▸ **INFORMATION SHOWN**
::::::::::

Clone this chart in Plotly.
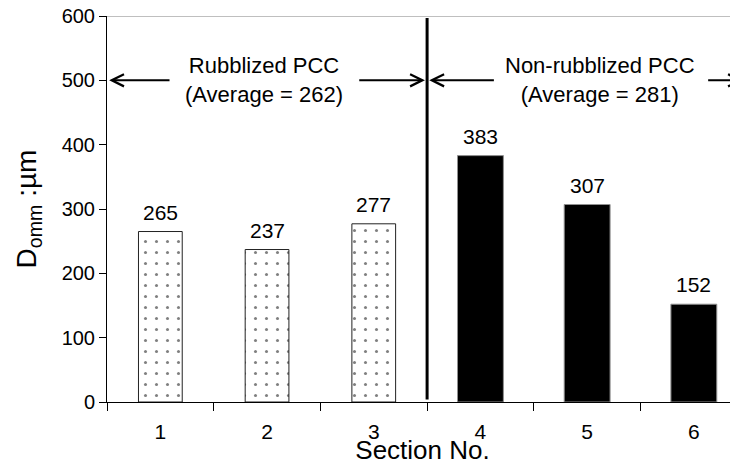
import plotly.graph_objects as go

# ---- data ----
sections = [1, 2, 3, 4, 5, 6]
section_labels = ["1", "2", "3", "4", "5", "6"]
d_omm = [265, 237, 277, 383, 307, 152]
rubblized_sections = [1, 2, 3]
rubblized_values = [265, 237, 277]
nonrubblized_sections = [4, 5, 6]
nonrubblized_values = [383, 307, 152]
group_names = ["Rubblized PCC", "Non-rubblized PCC"]
group_averages = [262, 281]
group_bounds = [(0.5, 3.5), (3.5, 6.5)]
y_ticks = [0, 100, 200, 300, 400, 500, 600]

FONT = "Arial, Liberation Sans, sans-serif"
BODY = 8  # default page margin around the plot div
W, H = 738 - BODY, 465 - BODY
ML, MR, MT, MB = 107 - BODY, 0, 16 - BODY, 63
cat_px = 106.7
x_end = 0.5 + (W - ML - MR) / cat_px

fig = go.Figure()
fig.add_trace(go.Bar(
    x=rubblized_sections, y=rubblized_values, width=0.41,
    marker=dict(color="white",
                line=dict(color="#222222", width=1),
                pattern=dict(shape=".", fgcolor="black", bgcolor="white",
                             size=11, solidity=0.06)),
    showlegend=False,
))
fig.add_trace(go.Bar(
    x=nonrubblized_sections, y=nonrubblized_values, width=0.43,
    marker=dict(color="black", line=dict(color="#909090", width=1)),
    showlegend=False,
))

annotations = []
# value labels
for s, v in zip(sections, d_omm):
    annotations.append(dict(x=s, y=v, xref="x", yref="y", text=str(v),
                            showarrow=False, yanchor="bottom", yshift=6,
                            font=dict(family=FONT, size=21, color="black")))

# group labels with arrows
label_x = [1.97, 5.12]
arrow_tails = [(1.1, 2.85), (4.14, 6.12)]
arrow_heads = [(0.52, 3.48), (3.52, 6.46)]
y_arrow = 500
for name, avg, lx, tails, heads in zip(group_names, group_averages, label_x,
                                       arrow_tails, arrow_heads):
    annotations.append(dict(x=lx, y=y_arrow, xref="x", yref="y",
                            text=f"{name}<br>(Average = {avg})",
                            showarrow=False, align="center",
                            font=dict(family=FONT, size=22, color="black")))
    for t, h in zip(tails, heads):
        annotations.append(dict(x=h, y=y_arrow, ax=t, ay=y_arrow,
                                xref="x", yref="y", axref="x", ayref="y",
                                text="", showarrow=True, arrowhead=5,
                                arrowsize=1.2, arrowwidth=2,
                                arrowcolor="black", standoff=0,
                                startstandoff=0))

shapes = [
    dict(type="line", xref="paper", yref="y", x0=0, x1=1, y0=600, y1=600,
         line=dict(color="#808080", width=1)),
    dict(type="line", xref="x", yref="y", x0=group_bounds[0][1],
         x1=group_bounds[0][1], y0=4, y1=597,
         line=dict(color="black", width=3)),
]

fig.update_layout(
    width=W, height=H, autosize=False,
    margin=dict(l=ML, r=MR, t=MT, b=MB, pad=0, autoexpand=False),
    paper_bgcolor="white", plot_bgcolor="white",
    barmode="overlay",
    font=dict(family=FONT, color="black"),
    annotations=annotations, shapes=shapes,
    xaxis=dict(
        range=[0.5, x_end], tickmode="array", tickvals=sections,
        ticktext=section_labels, ticks="outside", ticklen=1,
        tickcolor="rgba(0,0,0,0)", ticklabelstandoff=10,
        ticklabeloverflow="allow",
        minor=dict(tickmode="linear", tick0=0.5, dtick=1, ticks="outside",
                   ticklen=8, tickcolor="black", tickwidth=1, showgrid=False),
        showline=True, linecolor="black", linewidth=1,
        showgrid=False, zeroline=False, automargin=False,
        tickfont=dict(family=FONT, size=21, color="black"),
        title=dict(text="Section No.", standoff=5,
                   font=dict(family=FONT, size=26, color="black")),
    ),
    yaxis=dict(
        range=[0, 600], tickmode="array", tickvals=y_ticks,
        ticks="outside", ticklen=7, tickcolor="black",
        ticklabeloverflow="allow",
        showline=True, linecolor="black", linewidth=1,
        showgrid=False, zeroline=False, automargin=False,
        tickfont=dict(family=FONT, size=20, color="black"),
        title=dict(text="D<sub>omm</sub> :µm", standoff=16,
                   font=dict(family=FONT, size=28, color="black")),
    ),
)

fig.write_html("out.html")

::::::::::

Leave out the pictures and transcribe everything else exactly.

▸ **EXERCISE OUTPUT**
Clone this chart in Plotly.
import plotly.graph_objects as go

# ---- data ----
sections = [1, 2, 3, 4, 5, 6]
section_labels = ["1", "2", "3", "4", "5", "6"]
d_omm = [265, 237, 277, 383, 307, 152]
rubblized_sections = [1, 2, 3]
rubblized_values = [265, 237, 277]
nonrubblized_sections = [4, 5, 6]
nonrubblized_values = [383, 307, 152]
group_names = ["Rubblized PCC", "Non-rubblized PCC"]
group_averages = [262, 281]
group_bounds = [(0.5, 3.5), (3.5, 6.5)]
y_ticks = [0, 100, 200, 300, 400, 500, 600]

FONT = "Arial, Liberation Sans, sans-serif"
BODY = 8  # default page margin around the plot div
W, H = 738 - BODY, 465 - BODY
ML, MR, MT, MB = 107 - BODY, 0, 16 - BODY, 63
cat_px = 106.7
x_end = 0.5 + (W - ML - MR) / cat_px

fig = go.Figure()
fig.add_trace(go.Bar(
    x=rubblized_sections, y=rubblized_values, width=0.41,
    marker=dict(color="white",
                line=dict(color="#222222", width=1),
                pattern=dict(shape=".", fgcolor="black", bgcolor="white",
                             size=11, solidity=0.06)),
    showlegend=False,
))
fig.add_trace(go.Bar(
    x=nonrubblized_sections, y=nonrubblized_values, width=0.43,
    marker=dict(color="black", line=dict(color="#909090", width=1)),
    showlegend=False,
))

annotations = []
# value labels
for s, v in zip(sections, d_omm):
    annotations.append(dict(x=s, y=v, xref="x", yref="y", text=str(v),
                            showarrow=False, yanchor="bottom", yshift=6,
                            font=dict(family=FONT, size=21, color="black")))

# group labels with arrows
label_x = [1.97, 5.12]
arrow_tails = [(1.1, 2.85), (4.14, 6.12)]
arrow_heads = [(0.52, 3.48), (3.52, 6.46)]
y_arrow = 500
for name, avg, lx, tails, heads in zip(group_names, group_averages, label_x,
                                       arrow_tails, arrow_heads):
    annotations.append(dict(x=lx, y=y_arrow, xref="x", yref="y",
                            text=f"{name}<br>(Average = {avg})",
                            showarrow=False, align="center",
                            font=dict(family=FONT, size=22, color="black")))
    for t, h in zip(tails, heads):
        annotations.append(dict(x=h, y=y_arrow, ax=t, ay=y_arrow,
                                xref="x", yref="y", axref="x", ayref="y",
                                text="", showarrow=True, arrowhead=5,
                                arrowsize=1.2, arrowwidth=2,
                                arrowcolor="black", standoff=0,
                                startstandoff=0))

shapes = [
    dict(type="line", xref="paper", yref="y", x0=0, x1=1, y0=600, y1=600,
         line=dict(color="#808080", width=1)),
    dict(type="line", xref="x", yref="y", x0=group_bounds[0][1],
         x1=group_bounds[0][1], y0=4, y1=597,
         line=dict(color="black", width=3)),
]

fig.update_layout(
    width=W, height=H, autosize=False,
    margin=dict(l=ML, r=MR, t=MT, b=MB, pad=0, autoexpand=False),
    paper_bgcolor="white", plot_bgcolor="white",
    barmode="overlay",
    font=dict(family=FONT, color="black"),
    annotations=annotations, shapes=shapes,
    xaxis=dict(
        range=[0.5, x_end], tickmode="array", tickvals=sections,
        ticktext=section_labels, ticks="outside", ticklen=1,
        tickcolor="rgba(0,0,0,0)", ticklabelstandoff=10,
        ticklabeloverflow="allow",
        minor=dict(tickmode="linear", tick0=0.5, dtick=1, ticks="outside",
                   ticklen=8, tickcolor="black", tickwidth=1, showgrid=False),
        showline=True, linecolor="black", linewidth=1,
        showgrid=False, zeroline=False, automargin=False,
        tickfont=dict(family=FONT, size=21, color="black"),
        title=dict(text="Section No.", standoff=5,
                   font=dict(family=FONT, size=26, color="black")),
    ),
    yaxis=dict(
        range=[0, 600], tickmode="array", tickvals=y_ticks,
        ticks="outside", ticklen=7, tickcolor="black",
        ticklabeloverflow="allow",
        showline=True, linecolor="black", linewidth=1,
        showgrid=False, zeroline=False, automargin=False,
        tickfont=dict(family=FONT, size=20, color="black"),
        title=dict(text="D<sub>omm</sub> :µm", standoff=16,
                   font=dict(family=FONT, size=28, color="black")),
    ),
)

fig.write_html("out.html")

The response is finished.